■ OBJECTIVE
Retype exactly the lines from the line containing "Write a web" through the line containing "const speciesChao1Err = [7.5, 4.0, 6.2, 4.9];", both included, and nothing more; skip the pictures.

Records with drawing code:
--- BEGIN ---
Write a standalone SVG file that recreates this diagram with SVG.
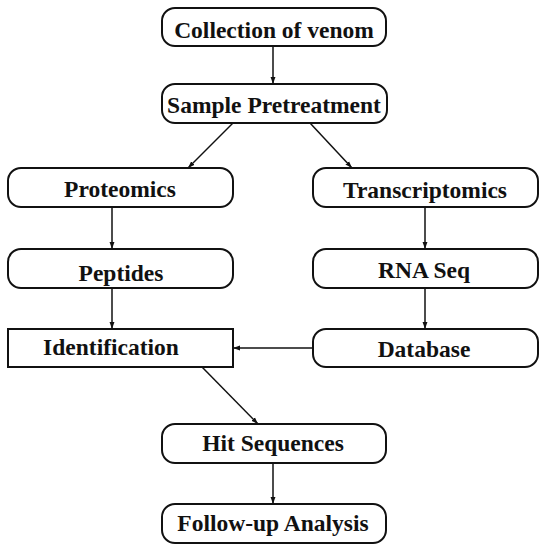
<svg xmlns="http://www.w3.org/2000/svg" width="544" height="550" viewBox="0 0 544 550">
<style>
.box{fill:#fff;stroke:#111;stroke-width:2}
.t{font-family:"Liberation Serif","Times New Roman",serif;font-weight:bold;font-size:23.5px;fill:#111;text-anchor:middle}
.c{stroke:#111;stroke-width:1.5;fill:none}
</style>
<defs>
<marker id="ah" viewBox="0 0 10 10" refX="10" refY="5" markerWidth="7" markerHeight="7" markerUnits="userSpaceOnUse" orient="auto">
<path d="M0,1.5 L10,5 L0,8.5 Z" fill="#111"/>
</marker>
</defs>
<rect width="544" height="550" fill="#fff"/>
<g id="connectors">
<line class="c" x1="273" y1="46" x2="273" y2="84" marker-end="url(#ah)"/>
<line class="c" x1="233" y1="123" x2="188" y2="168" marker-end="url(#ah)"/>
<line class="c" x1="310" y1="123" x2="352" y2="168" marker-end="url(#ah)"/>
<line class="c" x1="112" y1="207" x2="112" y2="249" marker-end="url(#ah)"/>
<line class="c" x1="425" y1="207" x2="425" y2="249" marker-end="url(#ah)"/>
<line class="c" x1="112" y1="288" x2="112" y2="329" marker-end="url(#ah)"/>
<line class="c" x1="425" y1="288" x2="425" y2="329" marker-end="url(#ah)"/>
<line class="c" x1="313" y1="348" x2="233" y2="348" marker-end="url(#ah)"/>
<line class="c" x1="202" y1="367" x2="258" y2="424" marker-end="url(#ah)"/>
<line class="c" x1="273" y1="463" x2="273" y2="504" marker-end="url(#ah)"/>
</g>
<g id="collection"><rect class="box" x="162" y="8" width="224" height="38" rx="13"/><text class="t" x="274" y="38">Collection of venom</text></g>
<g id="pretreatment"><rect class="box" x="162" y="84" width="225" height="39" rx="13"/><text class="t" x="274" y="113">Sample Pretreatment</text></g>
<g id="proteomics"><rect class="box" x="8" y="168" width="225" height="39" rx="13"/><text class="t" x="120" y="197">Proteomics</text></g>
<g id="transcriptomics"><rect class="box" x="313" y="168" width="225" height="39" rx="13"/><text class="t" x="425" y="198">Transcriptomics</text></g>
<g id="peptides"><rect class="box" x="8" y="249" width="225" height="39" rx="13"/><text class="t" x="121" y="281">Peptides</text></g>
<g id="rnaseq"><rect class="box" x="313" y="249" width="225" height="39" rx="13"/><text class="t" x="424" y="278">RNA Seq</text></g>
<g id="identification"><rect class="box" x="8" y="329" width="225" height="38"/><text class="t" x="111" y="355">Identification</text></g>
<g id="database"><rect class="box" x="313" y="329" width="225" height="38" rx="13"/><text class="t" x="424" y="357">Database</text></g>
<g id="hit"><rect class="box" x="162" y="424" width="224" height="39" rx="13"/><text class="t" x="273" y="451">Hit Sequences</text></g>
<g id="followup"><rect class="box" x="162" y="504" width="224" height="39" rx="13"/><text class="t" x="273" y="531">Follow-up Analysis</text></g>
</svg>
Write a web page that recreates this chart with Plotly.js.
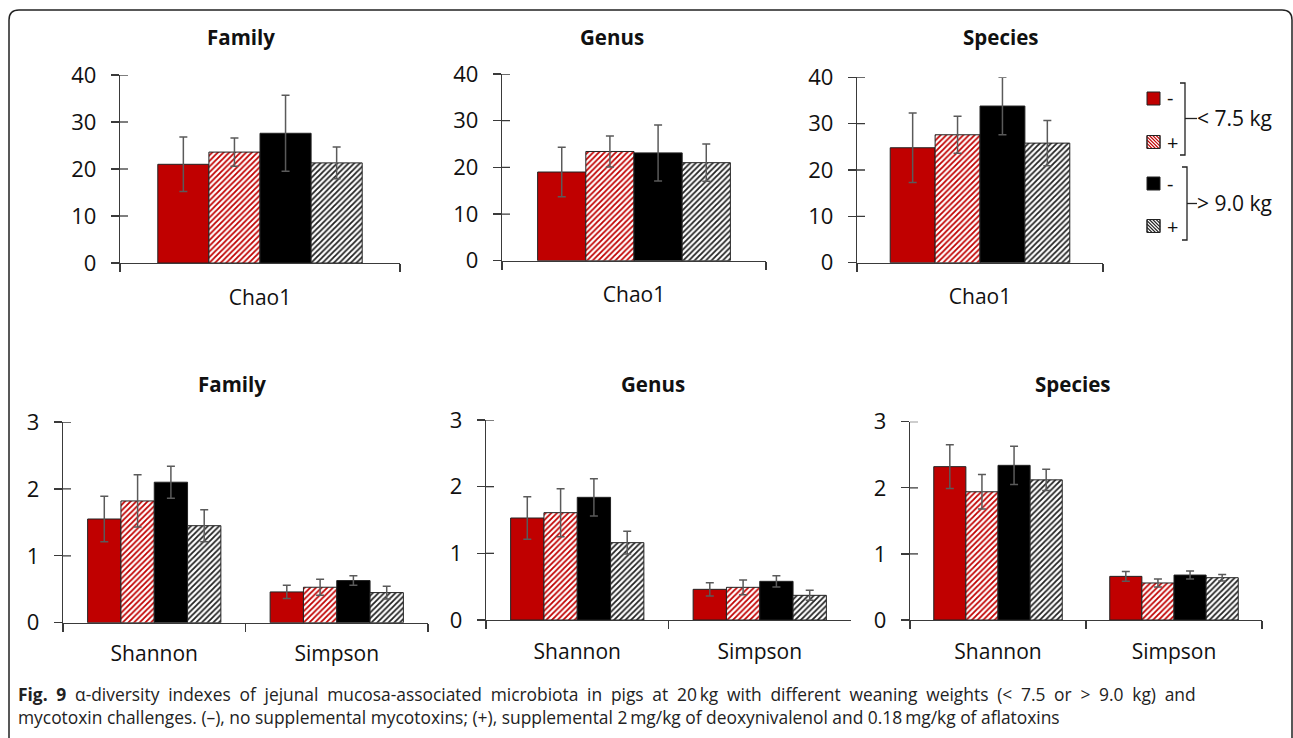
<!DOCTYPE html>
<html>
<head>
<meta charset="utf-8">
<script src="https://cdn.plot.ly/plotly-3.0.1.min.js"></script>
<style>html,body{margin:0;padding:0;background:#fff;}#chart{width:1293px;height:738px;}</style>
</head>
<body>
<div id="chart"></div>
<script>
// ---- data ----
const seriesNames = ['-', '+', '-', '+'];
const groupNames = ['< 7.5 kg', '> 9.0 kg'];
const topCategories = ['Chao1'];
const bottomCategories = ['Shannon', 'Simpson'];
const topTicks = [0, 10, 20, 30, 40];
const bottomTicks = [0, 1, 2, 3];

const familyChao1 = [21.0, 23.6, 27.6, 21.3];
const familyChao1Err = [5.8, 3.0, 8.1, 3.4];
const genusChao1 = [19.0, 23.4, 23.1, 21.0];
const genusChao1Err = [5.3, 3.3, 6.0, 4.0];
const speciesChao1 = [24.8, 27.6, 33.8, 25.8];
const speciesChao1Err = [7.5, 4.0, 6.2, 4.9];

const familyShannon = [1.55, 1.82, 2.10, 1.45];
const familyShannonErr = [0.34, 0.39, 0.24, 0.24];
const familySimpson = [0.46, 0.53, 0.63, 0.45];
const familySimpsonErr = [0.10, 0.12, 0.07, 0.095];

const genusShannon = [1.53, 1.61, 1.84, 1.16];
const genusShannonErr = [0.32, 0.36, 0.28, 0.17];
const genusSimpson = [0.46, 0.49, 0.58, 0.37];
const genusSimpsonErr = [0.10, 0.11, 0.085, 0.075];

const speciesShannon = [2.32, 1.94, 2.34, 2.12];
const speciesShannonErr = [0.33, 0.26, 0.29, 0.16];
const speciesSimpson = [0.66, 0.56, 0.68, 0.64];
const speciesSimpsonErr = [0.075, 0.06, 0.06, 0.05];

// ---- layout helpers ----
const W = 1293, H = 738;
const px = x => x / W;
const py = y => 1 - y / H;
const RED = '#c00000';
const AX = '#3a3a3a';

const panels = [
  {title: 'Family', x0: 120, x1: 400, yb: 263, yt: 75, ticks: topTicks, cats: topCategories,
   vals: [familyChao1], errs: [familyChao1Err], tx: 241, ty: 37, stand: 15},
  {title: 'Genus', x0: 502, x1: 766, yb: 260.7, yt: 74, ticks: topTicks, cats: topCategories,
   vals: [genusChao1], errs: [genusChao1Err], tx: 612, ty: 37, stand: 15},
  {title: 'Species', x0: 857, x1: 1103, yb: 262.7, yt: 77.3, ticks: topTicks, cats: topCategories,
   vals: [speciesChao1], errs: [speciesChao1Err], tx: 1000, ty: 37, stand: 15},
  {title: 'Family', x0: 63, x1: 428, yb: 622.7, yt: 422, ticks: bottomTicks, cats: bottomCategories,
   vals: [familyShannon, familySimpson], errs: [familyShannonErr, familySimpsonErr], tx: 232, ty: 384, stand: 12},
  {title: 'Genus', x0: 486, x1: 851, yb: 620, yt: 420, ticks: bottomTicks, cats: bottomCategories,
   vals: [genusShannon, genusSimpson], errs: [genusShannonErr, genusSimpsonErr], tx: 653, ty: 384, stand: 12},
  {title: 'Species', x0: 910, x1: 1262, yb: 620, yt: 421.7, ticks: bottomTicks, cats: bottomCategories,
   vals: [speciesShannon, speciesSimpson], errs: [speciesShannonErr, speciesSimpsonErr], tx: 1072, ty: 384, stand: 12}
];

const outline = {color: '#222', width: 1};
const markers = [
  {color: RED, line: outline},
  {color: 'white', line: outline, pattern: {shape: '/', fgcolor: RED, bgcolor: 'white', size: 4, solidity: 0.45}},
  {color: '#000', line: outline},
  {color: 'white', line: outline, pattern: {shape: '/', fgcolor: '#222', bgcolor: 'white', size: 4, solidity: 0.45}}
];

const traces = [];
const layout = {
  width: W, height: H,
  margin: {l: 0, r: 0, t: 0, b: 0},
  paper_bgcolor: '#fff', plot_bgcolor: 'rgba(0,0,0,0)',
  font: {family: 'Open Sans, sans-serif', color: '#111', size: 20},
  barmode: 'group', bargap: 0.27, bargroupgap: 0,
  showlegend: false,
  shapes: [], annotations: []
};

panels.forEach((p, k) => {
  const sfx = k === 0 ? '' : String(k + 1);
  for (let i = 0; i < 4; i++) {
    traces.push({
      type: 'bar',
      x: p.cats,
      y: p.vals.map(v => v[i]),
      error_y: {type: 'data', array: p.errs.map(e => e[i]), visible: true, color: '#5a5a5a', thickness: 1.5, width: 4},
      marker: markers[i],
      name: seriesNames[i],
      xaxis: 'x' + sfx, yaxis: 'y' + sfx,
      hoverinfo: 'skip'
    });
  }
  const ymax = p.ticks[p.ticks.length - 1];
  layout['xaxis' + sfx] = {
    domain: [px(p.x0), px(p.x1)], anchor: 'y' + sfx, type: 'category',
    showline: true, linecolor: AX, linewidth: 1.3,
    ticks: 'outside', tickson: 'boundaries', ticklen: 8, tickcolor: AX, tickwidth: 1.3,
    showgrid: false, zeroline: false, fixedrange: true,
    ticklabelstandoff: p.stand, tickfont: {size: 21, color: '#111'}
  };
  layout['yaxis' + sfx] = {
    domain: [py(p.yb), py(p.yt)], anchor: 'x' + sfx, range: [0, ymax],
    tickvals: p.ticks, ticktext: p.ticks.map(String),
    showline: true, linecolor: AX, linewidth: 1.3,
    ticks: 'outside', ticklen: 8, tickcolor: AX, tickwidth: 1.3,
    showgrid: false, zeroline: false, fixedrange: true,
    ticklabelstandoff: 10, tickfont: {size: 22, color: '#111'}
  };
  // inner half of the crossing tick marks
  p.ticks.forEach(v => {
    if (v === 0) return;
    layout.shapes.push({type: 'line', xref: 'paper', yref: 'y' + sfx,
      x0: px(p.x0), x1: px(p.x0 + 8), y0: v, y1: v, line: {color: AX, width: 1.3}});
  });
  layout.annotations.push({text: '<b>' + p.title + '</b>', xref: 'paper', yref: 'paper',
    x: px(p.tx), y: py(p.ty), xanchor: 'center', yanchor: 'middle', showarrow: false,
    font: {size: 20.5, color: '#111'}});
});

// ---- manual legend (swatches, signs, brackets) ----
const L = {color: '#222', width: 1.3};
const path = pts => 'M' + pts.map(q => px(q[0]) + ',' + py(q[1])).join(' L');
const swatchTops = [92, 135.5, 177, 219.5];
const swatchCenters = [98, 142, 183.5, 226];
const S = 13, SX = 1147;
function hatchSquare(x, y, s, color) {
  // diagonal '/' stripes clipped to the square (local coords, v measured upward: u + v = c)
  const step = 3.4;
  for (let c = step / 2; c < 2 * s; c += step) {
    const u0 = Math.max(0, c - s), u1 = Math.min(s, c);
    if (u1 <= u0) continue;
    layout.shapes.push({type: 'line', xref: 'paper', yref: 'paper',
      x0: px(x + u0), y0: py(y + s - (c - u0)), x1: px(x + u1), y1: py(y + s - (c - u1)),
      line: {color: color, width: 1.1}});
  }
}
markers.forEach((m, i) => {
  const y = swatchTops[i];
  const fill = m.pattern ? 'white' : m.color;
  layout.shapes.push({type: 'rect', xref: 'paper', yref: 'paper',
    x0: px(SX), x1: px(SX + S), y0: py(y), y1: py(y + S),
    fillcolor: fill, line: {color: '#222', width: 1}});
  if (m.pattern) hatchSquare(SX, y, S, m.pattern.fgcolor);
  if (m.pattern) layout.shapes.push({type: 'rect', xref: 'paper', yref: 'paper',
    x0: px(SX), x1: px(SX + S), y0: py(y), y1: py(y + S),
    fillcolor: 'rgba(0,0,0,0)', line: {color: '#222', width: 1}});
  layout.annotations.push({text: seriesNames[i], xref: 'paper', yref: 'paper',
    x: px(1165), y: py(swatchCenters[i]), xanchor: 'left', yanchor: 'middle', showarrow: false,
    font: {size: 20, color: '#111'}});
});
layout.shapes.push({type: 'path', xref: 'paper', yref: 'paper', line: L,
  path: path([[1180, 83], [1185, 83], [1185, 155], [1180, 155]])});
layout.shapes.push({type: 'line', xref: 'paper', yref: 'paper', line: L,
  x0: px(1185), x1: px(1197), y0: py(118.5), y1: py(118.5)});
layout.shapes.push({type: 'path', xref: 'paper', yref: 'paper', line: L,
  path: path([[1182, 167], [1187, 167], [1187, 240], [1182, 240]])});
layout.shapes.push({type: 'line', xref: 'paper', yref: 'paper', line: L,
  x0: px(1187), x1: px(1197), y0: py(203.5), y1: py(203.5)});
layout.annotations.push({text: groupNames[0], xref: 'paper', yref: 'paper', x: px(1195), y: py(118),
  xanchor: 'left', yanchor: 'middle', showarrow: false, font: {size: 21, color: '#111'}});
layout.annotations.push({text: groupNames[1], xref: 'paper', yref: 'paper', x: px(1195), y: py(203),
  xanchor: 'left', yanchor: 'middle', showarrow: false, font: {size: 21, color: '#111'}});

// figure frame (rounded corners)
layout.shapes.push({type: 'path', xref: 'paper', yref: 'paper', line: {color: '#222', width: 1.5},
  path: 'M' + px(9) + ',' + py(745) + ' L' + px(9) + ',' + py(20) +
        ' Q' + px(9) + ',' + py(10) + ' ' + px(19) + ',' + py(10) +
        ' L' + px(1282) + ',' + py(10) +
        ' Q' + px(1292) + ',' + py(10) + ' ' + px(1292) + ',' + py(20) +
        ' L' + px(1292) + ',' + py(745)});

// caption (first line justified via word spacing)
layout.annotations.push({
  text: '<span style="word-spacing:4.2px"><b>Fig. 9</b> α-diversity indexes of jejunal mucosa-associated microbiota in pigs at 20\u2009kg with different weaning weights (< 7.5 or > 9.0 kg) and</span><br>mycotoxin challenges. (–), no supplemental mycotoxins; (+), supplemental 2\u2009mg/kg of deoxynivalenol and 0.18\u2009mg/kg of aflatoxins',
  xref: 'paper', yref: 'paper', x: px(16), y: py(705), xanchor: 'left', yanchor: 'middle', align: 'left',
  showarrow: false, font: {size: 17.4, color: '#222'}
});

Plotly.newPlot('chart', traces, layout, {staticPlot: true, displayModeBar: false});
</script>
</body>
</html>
--- END ---
■ SOLVED PROBLEM
Write a web page that recreates this chart with Plotly.js.
<!DOCTYPE html>
<html>
<head>
<meta charset="utf-8">
<script src="https://cdn.plot.ly/plotly-3.0.1.min.js"></script>
<style>html,body{margin:0;padding:0;background:#fff;}#chart{width:1293px;height:738px;}</style>
</head>
<body>
<div id="chart"></div>
<script>
// ---- data ----
const seriesNames = ['-', '+', '-', '+'];
const groupNames = ['< 7.5 kg', '> 9.0 kg'];
const topCategories = ['Chao1'];
const bottomCategories = ['Shannon', 'Simpson'];
const topTicks = [0, 10, 20, 30, 40];
const bottomTicks = [0, 1, 2, 3];

const familyChao1 = [21.0, 23.6, 27.6, 21.3];
const familyChao1Err = [5.8, 3.0, 8.1, 3.4];
const genusChao1 = [19.0, 23.4, 23.1, 21.0];
const genusChao1Err = [5.3, 3.3, 6.0, 4.0];
const speciesChao1 = [24.8, 27.6, 33.8, 25.8];
const speciesChao1Err = [7.5, 4.0, 6.2, 4.9];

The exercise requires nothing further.